What did I want from Leonard Michaels? I don't know. If I knew what reading is for, why people should read, why I read, then I would know. It's unfair for Leonard Michaels, I guess, because I have found in writers what I looked for in Leonard Michaels, but one doesn't like to think the search is over, if the discovery at the end isn't as obviously life-changing or life-defining as one thought. One, also, has a fondness of obscurity; one wants to be hip. What I have looked for in Leonard Michaels I've previously found in Virginia Woolf; in David Foster Wallace; most recently I've found it in Zadie Smith.
This is unfair. Here are some things to say about actually Leonard Michaels, about actually the stories of Leonard Michaels: his early work is zippy and quick and wild, much wilder than I thought it would be, more savage, more fragmentary, more sexual, more Jewish. He makes use of the same characters through stories; I didn't expect that, either. Phillip Liebowitz, mainly, They are raw and slightly surreal sometimes. These are his two story collections. They're short. There is a turning point. "Journal." It's something between the occasional collected vignettes in his second collection and the tone of his later stuff. It is, I think, something near a fictional memoir. The stories afterward are, for the most part, middling. The Nachman stories are good, very good. Different from the early stories, very different. Nachman is far different from Liebowitz. But related, they're related, I suppose. They sound and feel more like how you expect short stories to sound and feel, besides the endings, like all his endings, which are only the endings of sentences, as if the rest of the life is spilling outward into a page you can't see. That is what keeps his stories grounded, real, somehow believable no matter how strange they occasionally get: the sense that they continue, that nothing Ends, not even in the way of a Short Story Ending where you're confused and surprised and not everything's resolved. Not even in that way, though these emotions happen. What happens in the stories feels unresolved in a life way, because life doesn't have plots and conflicts and resolutions, as opposed to being unresolved in an Interesting Writing way, which isn't exactly hollow, because it's all most good writers can do, but makes you too aware of the page when you aren't always meant to be aware of it. This is Leonard Michaels' achievement.
I watched a movie recently, "You Can Count On Me," and one of my favorite parts about it was the way certain scenes you expect were often elided. Because you knew what would happen in them. There was no point. I guess most good fiction, drama, film, what have you, most successful stories, do this, they only put in what you need to see/read/hear, but this movie was the first time I was so aware of it; it did it intentionally, wanted to make you aware of it, the elision. Sometimes so as to wonder what happened there, in between. I thought about this a lot with Leonard Michaels; there's a lot of elision here, both textually and metatextually. It happens with the characters he focuses on, like Liebowitz and Nachman, whom we see at various discrete points in their lives, various different times.

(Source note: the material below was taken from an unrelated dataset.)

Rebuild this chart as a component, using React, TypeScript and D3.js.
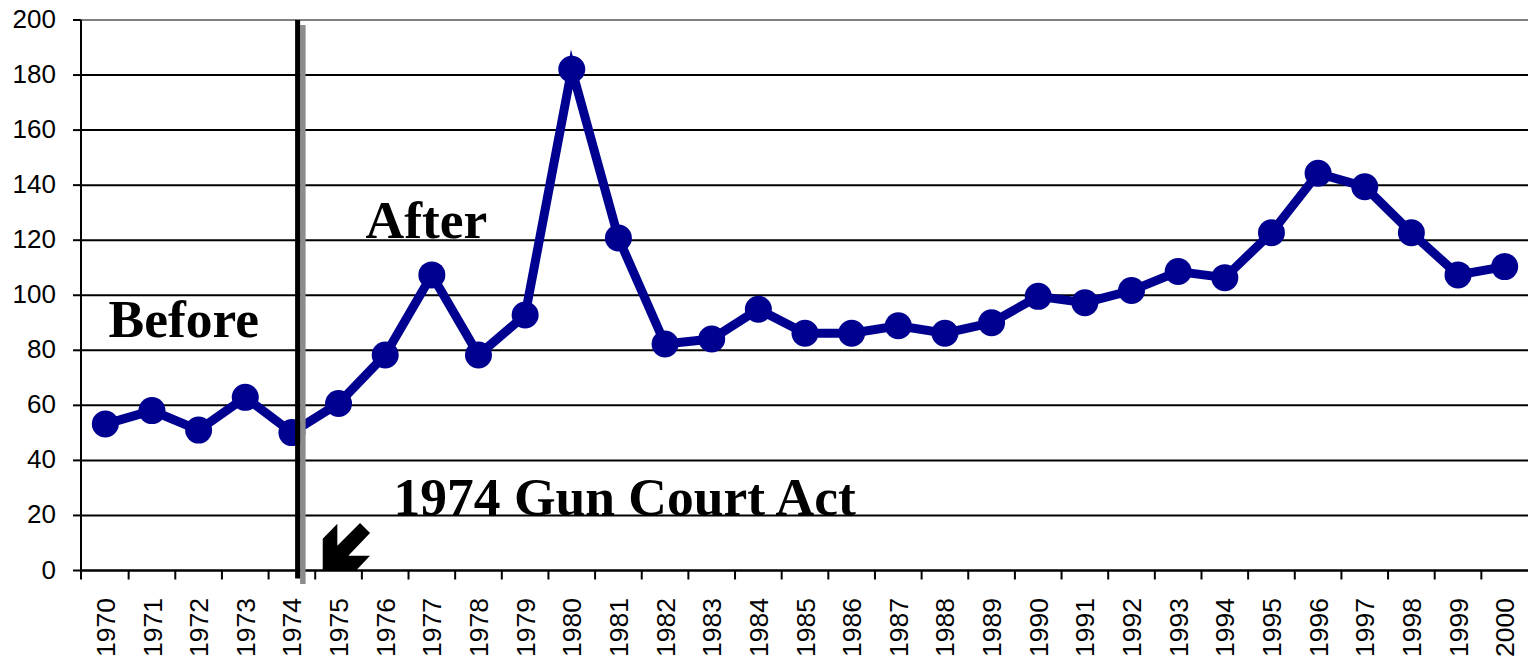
import React from "react";
import * as d3 from "d3";

const years: string[] = [
  "1970","1971","1972","1973","1974","1975","1976","1977","1978","1979",
  "1980","1981","1982","1983","1984","1985","1986","1987","1988","1989",
  "1990","1991","1992","1993","1994","1995","1996","1997","1998","1999","2000",
];
const values: number[] = [
  53.2, 58.1, 51.0, 62.9, 50.1, 60.7, 78.3, 107.4, 78.3, 92.8,
  182.1, 120.8, 82.3, 84.1, 94.9, 86.2, 86.2, 88.9, 86.2, 90.0,
  99.6, 97.3, 101.7, 108.6, 106.4, 122.7, 144.3, 139.4, 122.7, 107.4, 110.4,
];
const yTicks: number[] = [0, 20, 40, 60, 80, 100, 120, 140, 160, 180, 200];
const labelBefore = "Before";
const labelAfter = "After";
const labelAct = "1974 Gun Court Act";
const actYear = "1974";

const W = 1528;
const H = 658;
const M = { left: 82, right: 0, top: 20, bottom: 87.5 };
const LINE_COLOR = "#000090";

export default function App() {
  const x = d3.scaleBand<string>().domain(years).range([M.left, W - M.right]).padding(0);
  const y = d3.scaleLinear().domain([0, 200]).range([H - M.bottom, M.top]);
  const bw = x.bandwidth();
  const cx = (d: string) => (x(d) as number) + bw / 2;

  const line = d3
    .line<number>()
    .x((_, i) => cx(years[i]))
    .y((v) => y(v));

  const axisX = M.left - 1;
  const y0 = y(0);

  const vx = cx(actYear) + 5.7;
  const tipX = (x("1975") as number) + 7.5;
  const tipY = y0;
  const arrowRel: [number, number][] = [
    [0, 0], [0, -31.7], [14.6, -46.7], [14.6, -24.7], [37.3, -47.4],
    [47.3, -37.4], [25.6, -14.7], [47.3, -14.7], [33.3, 0],
  ];
  const arrowPts = arrowRel.map(([dx, dy]) => `${tipX + dx},${tipY + dy}`).join(" ");

  const serif = "'Liberation Serif', 'Times New Roman', serif";
  const sans = "'Liberation Sans', Arial, sans-serif";

  return (
    <svg
      width={W}
      height={H}
      style={{ position: "absolute", left: 0, top: 0, background: "#fff" }}
    >
      {yTicks.map((t) => (
        <line
          key={"g" + t}
          x1={axisX}
          x2={W}
          y1={y(t)}
          y2={y(t)}
          stroke={t === 200 ? "#808080" : "#000"}
          strokeWidth={2}
        />
      ))}
      {yTicks.map((t) => (
        <g key={"yt" + t}>
          <line x1={axisX - 8} x2={axisX} y1={y(t)} y2={y(t)} stroke="#000" strokeWidth={2} />
          <text
            x={56}
            y={y(t) + 8}
            textAnchor="end"
            fontFamily={sans}
            fontSize={26}
            fill="#000"
          >
            {t}
          </text>
        </g>
      ))}
      <line x1={axisX} x2={axisX} y1={M.top} y2={y0 + 1} stroke="#000" strokeWidth={2} />
      <line x1={axisX} x2={W} y1={y0} y2={y0} stroke="#000" strokeWidth={2} />
      {years.map((d, i) => (
        <line
          key={"xt" + d}
          x1={(x(d) as number) + (i === 0 ? -1 : 0)}
          x2={(x(d) as number) + (i === 0 ? -1 : 0)}
          y1={y0}
          y2={y0 + 9}
          stroke="#000"
          strokeWidth={2}
        />
      ))}
      {years.map((d) => (
        <text
          key={"xl" + d}
          transform={`translate(${cx(d)},${y0 + 27.5}) rotate(-90)`}
          textAnchor="end"
          dy="0.36em"
          fontFamily={sans}
          fontSize={26.5}
          fill="#000"
        >
          {d}
        </text>
      ))}

      <path
        d={line(values) || ""}
        fill="none"
        stroke={LINE_COLOR}
        strokeWidth={9}
        strokeLinejoin="miter"
        strokeMiterlimit={10}
      />
      {values.map((v, i) => (
        <circle key={"c" + i} cx={cx(years[i])} cy={y(v)} r={13.5} fill={LINE_COLOR} />
      ))}

      <rect x={vx + 2.5} y={M.top + 5} width={5.5} height={y0 + 13.5 - M.top - 5} fill="#8c8c8c" />
      <rect x={vx - 2.5} y={M.top} width={5} height={y0 + 8 - M.top} fill="#000" />

      <polygon points={arrowPts} fill="#000" />

      <text x={108.5} y={336.5} fontFamily={serif} fontWeight="bold" fontSize={53.5} fill="#000">
        {labelBefore}
      </text>
      <text x={365.5} y={237.5} fontFamily={serif} fontWeight="bold" fontSize={53.5} fill="#000">
        {labelAfter}
      </text>
      <text x={393.5} y={515} fontFamily={serif} fontWeight="bold" fontSize={53.5} fill="#000">
        {labelAct}
      </text>
    </svg>
  );
}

Nachman is reliable, steady, changeless—we read about him mostly in middle age, just once in college, always a mathematician. Liebowitz comes and goes, flits in and out of time, not chronologically—teen, young man, child, adult, nearing middle age...always with a different girl, in a different job, always scrambling, always Liebowitz, but a different shade of Liebowitz, how did he get here. Then with the stories made up of separate vignettes; the journal. And then the greatest elisions, unintended: his second collection published in 1975, is next piece of fiction, the journal, from a collection that came out in 1990. The Nachman stories from the 90s, the early 2000s. The transition of focus from Liebowitz to Nachman, the change/maturing in writing style from the franticness of the 70s to the superficial calmness of the 90s. I'll admit I'd read a Leonard Michaels story before I bought this book—the last story in the collection, the last Nachman story, "Cryptology." Well, I didn't read it. I'd listened to it, it had been on the New Yorker Fiction Podcast, which for me is pretty close to never having experienced it at all. I'm a bad listener. Being a podcast-listener is for me practically purely aspirational. What I'm saying is I knew how this would end, kind of. The last word of his last story is "infinity." By which I mean I knew nothing at all, because of the way he plays with people and time.
I should mention, because I never stopped noticing it, that Leonard Michaels is weird about women. I think I spent most of my notes about Sylvia talking about this. It was not limited to Sylvia. His men are all fairly gross at at least one point or another. Never before had I been so convinced of the inherent helpless perversity of people as I was while reading Leonard Michaels stories. The thing is, if you want to read well-known male writers from the twentieth century, as I often do, you must read writers who are weird about women. As long as they've got something worthwhile to them, you do what you gotta do. (This is why I still won't read Bukowski.)